More importantly, while Jefferson's inside game tends to shy away from the direction the league is headed, it pairs perfectly with the Pacers roster. Paul George and newcomer Jeff Teague will welcome a presence that draws attention in the post, allowing them to knock down a jumper or use their good slashing abilities to either drive and dish or get an easy layup. During his career, Jefferson has averaged nearly 17 points and 9 boards a game, and he's become a better defender over the past few years. Indiana is hoping last season was an offensive aberration, and Jefferson can get back to the productive low-post player he's been for most of his career.
Joe Johnson, Utah Jazz – 2 years, $22 million
There was a time when Joe Johnson had arguably the worst contract in the league. His six-year, $120 million deal with the Hawks proved to be extremely cumbersome when he was dealt to the Brooklyn Nets. Brooklyn, who thought they had scored a coup with Deron Williams, Paul Pierce, Kevin Garnett and Johnson, only won one playoff series over the years Johnson was with the team. They eventually bought out the rest of his contract and Miami scooped him up for dirt cheap. It turned out to be a good move, as Johnson showed he can still play, even at age 35, and was an integral part of the Heat's postseason run, which took Miami to a Game 7 against the Toronto Raptors in the Eastern Conference Semis.

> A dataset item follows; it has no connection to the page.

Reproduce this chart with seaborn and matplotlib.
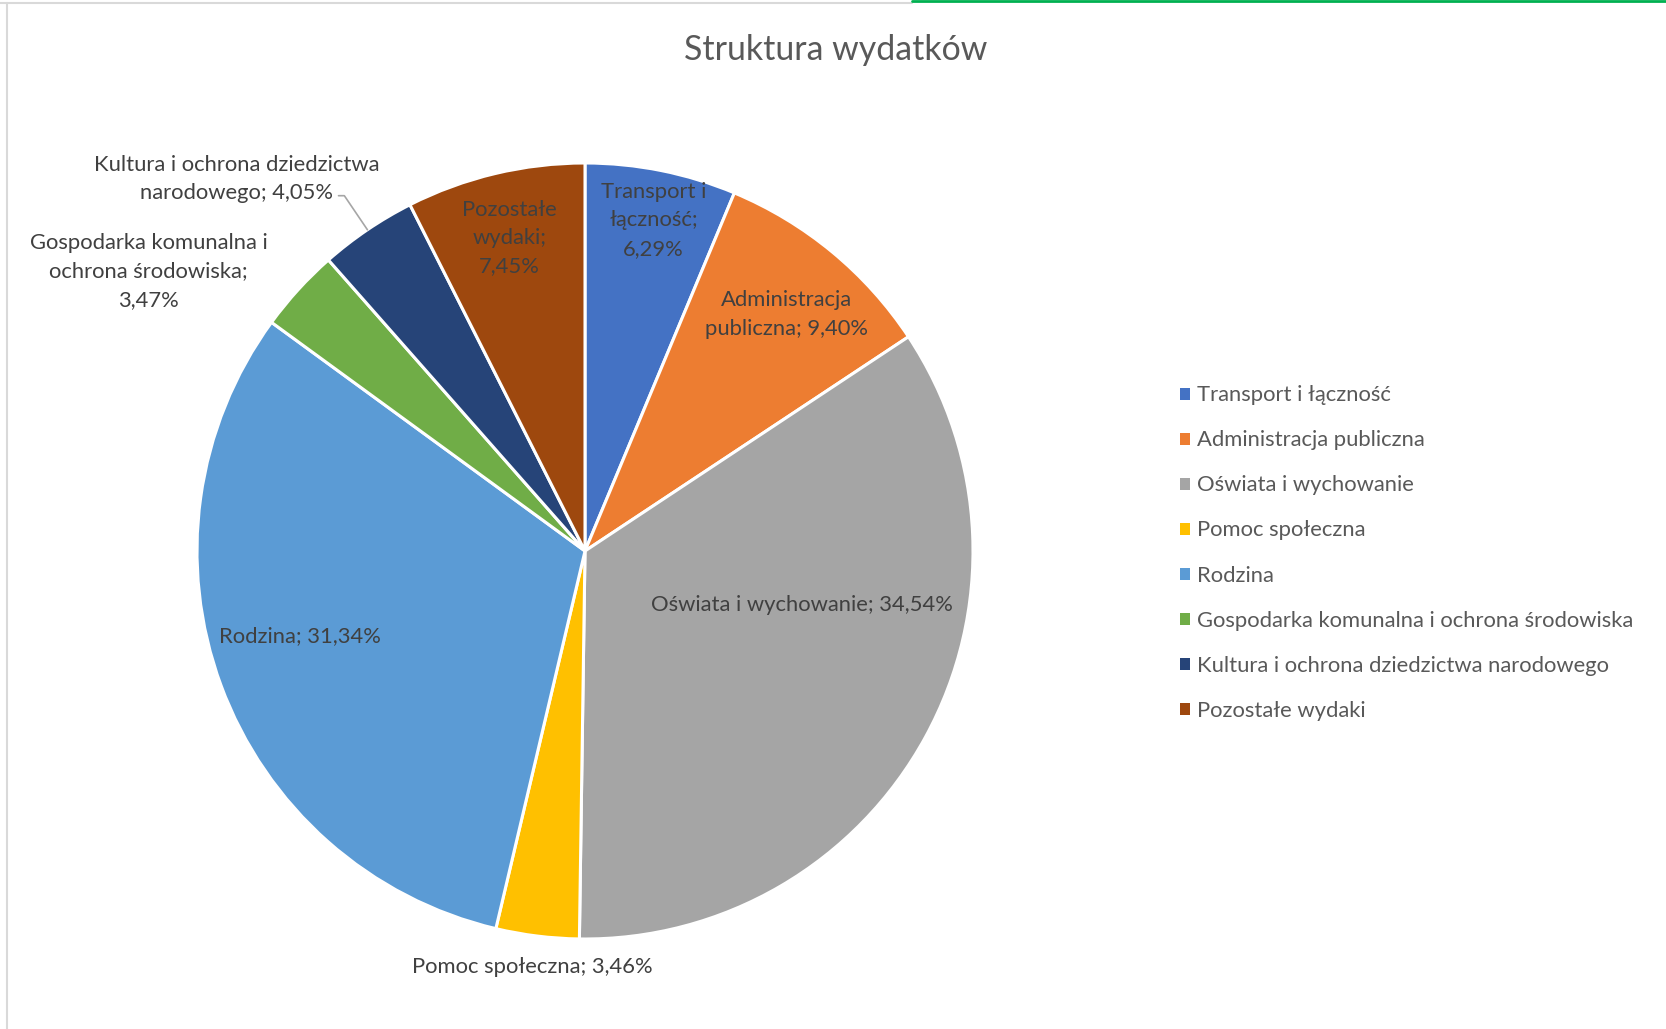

More than anything, though, this is a signing to get some veteran leadership on the squad. Usually these are more ceremonial signings; a team brings in a guy who's maybe going to play five or ten minutes a night and hopes he can offer some sage advice to the youngsters. In Johnson's case, he still totaled more than 33 minutes a game last season. That number will be dialed back a bit, but he'll still contribute on the court. Partnered with the young core of Gordon Hayward, Rudy Gobert, Trey Lyles and Dante Exum, the Jazz should finally be able to get back into the playoffs for the first time since the lockout-shortened 2011-12 season.